(Records with drawing code)
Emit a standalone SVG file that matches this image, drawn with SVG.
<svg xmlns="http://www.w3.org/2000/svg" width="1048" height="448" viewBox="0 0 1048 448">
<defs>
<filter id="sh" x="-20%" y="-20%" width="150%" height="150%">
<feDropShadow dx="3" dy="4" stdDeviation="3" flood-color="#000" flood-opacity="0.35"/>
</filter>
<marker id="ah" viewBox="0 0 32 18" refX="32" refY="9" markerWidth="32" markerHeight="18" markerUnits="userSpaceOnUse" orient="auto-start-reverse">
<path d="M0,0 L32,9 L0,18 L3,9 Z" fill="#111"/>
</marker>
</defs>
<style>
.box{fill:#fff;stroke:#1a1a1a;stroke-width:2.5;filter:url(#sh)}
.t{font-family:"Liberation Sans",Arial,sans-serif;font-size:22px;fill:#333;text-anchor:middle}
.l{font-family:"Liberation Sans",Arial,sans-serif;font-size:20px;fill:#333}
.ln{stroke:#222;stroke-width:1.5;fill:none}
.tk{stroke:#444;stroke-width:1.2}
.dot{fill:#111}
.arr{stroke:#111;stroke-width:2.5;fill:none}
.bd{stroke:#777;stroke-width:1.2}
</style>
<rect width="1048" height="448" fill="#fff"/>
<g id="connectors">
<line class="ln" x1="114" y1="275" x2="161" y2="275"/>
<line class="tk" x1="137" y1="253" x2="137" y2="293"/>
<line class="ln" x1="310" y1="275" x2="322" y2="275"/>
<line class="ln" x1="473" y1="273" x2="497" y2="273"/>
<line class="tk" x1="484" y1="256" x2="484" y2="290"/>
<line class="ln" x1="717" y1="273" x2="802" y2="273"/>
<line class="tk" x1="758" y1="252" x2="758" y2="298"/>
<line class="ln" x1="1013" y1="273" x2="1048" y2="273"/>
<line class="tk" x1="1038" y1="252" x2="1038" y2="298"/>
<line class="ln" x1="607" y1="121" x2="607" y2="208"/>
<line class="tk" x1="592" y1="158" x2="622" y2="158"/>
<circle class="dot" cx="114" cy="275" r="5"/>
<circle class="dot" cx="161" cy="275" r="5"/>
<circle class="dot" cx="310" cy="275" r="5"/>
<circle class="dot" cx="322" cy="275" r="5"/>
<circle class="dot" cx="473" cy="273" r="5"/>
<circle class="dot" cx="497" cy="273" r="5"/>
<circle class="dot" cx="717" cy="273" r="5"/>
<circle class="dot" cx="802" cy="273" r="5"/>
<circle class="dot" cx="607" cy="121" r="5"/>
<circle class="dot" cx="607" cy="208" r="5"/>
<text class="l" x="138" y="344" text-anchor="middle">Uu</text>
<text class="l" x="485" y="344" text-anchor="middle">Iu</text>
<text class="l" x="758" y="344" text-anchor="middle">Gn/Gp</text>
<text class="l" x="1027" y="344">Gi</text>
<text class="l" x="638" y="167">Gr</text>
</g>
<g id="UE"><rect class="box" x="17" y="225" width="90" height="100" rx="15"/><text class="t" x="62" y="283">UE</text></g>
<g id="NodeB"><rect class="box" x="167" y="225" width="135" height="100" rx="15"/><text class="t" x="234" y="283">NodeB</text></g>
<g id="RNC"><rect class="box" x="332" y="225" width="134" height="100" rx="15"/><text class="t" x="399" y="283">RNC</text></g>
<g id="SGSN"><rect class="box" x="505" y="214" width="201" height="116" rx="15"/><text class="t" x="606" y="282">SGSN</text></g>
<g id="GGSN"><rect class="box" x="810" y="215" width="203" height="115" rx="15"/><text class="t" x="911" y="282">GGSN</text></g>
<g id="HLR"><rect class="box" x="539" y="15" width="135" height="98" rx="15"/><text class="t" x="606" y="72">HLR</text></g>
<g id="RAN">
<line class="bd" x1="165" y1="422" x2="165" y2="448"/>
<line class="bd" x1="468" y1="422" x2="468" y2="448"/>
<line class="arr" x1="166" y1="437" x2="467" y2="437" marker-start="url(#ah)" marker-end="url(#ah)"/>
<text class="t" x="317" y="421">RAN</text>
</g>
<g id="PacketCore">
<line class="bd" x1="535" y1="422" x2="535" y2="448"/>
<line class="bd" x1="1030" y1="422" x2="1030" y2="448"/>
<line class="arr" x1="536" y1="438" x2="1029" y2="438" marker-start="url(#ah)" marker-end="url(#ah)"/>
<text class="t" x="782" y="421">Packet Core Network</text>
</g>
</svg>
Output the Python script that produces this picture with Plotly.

INSTRUCTIONS TO FOLLOW
Copy out each record, keeping every word as it is.

RESPONSE BELOW
Emit a standalone SVG file that matches this image, drawn with SVG.
<svg xmlns="http://www.w3.org/2000/svg" width="1048" height="448" viewBox="0 0 1048 448">
<defs>
<filter id="sh" x="-20%" y="-20%" width="150%" height="150%">
<feDropShadow dx="3" dy="4" stdDeviation="3" flood-color="#000" flood-opacity="0.35"/>
</filter>
<marker id="ah" viewBox="0 0 32 18" refX="32" refY="9" markerWidth="32" markerHeight="18" markerUnits="userSpaceOnUse" orient="auto-start-reverse">
<path d="M0,0 L32,9 L0,18 L3,9 Z" fill="#111"/>
</marker>
</defs>
<style>
.box{fill:#fff;stroke:#1a1a1a;stroke-width:2.5;filter:url(#sh)}
.t{font-family:"Liberation Sans",Arial,sans-serif;font-size:22px;fill:#333;text-anchor:middle}
.l{font-family:"Liberation Sans",Arial,sans-serif;font-size:20px;fill:#333}
.ln{stroke:#222;stroke-width:1.5;fill:none}
.tk{stroke:#444;stroke-width:1.2}
.dot{fill:#111}
.arr{stroke:#111;stroke-width:2.5;fill:none}
.bd{stroke:#777;stroke-width:1.2}
</style>
<rect width="1048" height="448" fill="#fff"/>
<g id="connectors">
<line class="ln" x1="114" y1="275" x2="161" y2="275"/>
<line class="tk" x1="137" y1="253" x2="137" y2="293"/>
<line class="ln" x1="310" y1="275" x2="322" y2="275"/>
<line class="ln" x1="473" y1="273" x2="497" y2="273"/>
<line class="tk" x1="484" y1="256" x2="484" y2="290"/>
<line class="ln" x1="717" y1="273" x2="802" y2="273"/>
<line class="tk" x1="758" y1="252" x2="758" y2="298"/>
<line class="ln" x1="1013" y1="273" x2="1048" y2="273"/>
<line class="tk" x1="1038" y1="252" x2="1038" y2="298"/>
<line class="ln" x1="607" y1="121" x2="607" y2="208"/>
<line class="tk" x1="592" y1="158" x2="622" y2="158"/>
<circle class="dot" cx="114" cy="275" r="5"/>
<circle class="dot" cx="161" cy="275" r="5"/>
<circle class="dot" cx="310" cy="275" r="5"/>
<circle class="dot" cx="322" cy="275" r="5"/>
<circle class="dot" cx="473" cy="273" r="5"/>
<circle class="dot" cx="497" cy="273" r="5"/>
<circle class="dot" cx="717" cy="273" r="5"/>
<circle class="dot" cx="802" cy="273" r="5"/>
<circle class="dot" cx="607" cy="121" r="5"/>
<circle class="dot" cx="607" cy="208" r="5"/>
<text class="l" x="138" y="344" text-anchor="middle">Uu</text>
<text class="l" x="485" y="344" text-anchor="middle">Iu</text>
<text class="l" x="758" y="344" text-anchor="middle">Gn/Gp</text>
<text class="l" x="1027" y="344">Gi</text>
<text class="l" x="638" y="167">Gr</text>
</g>
<g id="UE"><rect class="box" x="17" y="225" width="90" height="100" rx="15"/><text class="t" x="62" y="283">UE</text></g>
<g id="NodeB"><rect class="box" x="167" y="225" width="135" height="100" rx="15"/><text class="t" x="234" y="283">NodeB</text></g>
<g id="RNC"><rect class="box" x="332" y="225" width="134" height="100" rx="15"/><text class="t" x="399" y="283">RNC</text></g>
<g id="SGSN"><rect class="box" x="505" y="214" width="201" height="116" rx="15"/><text class="t" x="606" y="282">SGSN</text></g>
<g id="GGSN"><rect class="box" x="810" y="215" width="203" height="115" rx="15"/><text class="t" x="911" y="282">GGSN</text></g>
<g id="HLR"><rect class="box" x="539" y="15" width="135" height="98" rx="15"/><text class="t" x="606" y="72">HLR</text></g>
<g id="RAN">
<line class="bd" x1="165" y1="422" x2="165" y2="448"/>
<line class="bd" x1="468" y1="422" x2="468" y2="448"/>
<line class="arr" x1="166" y1="437" x2="467" y2="437" marker-start="url(#ah)" marker-end="url(#ah)"/>
<text class="t" x="317" y="421">RAN</text>
</g>
<g id="PacketCore">
<line class="bd" x1="535" y1="422" x2="535" y2="448"/>
<line class="bd" x1="1030" y1="422" x2="1030" y2="448"/>
<line class="arr" x1="536" y1="438" x2="1029" y2="438" marker-start="url(#ah)" marker-end="url(#ah)"/>
<text class="t" x="782" y="421">Packet Core Network</text>
</g>
</svg>
Output the Python script that produces this picture with Plotly.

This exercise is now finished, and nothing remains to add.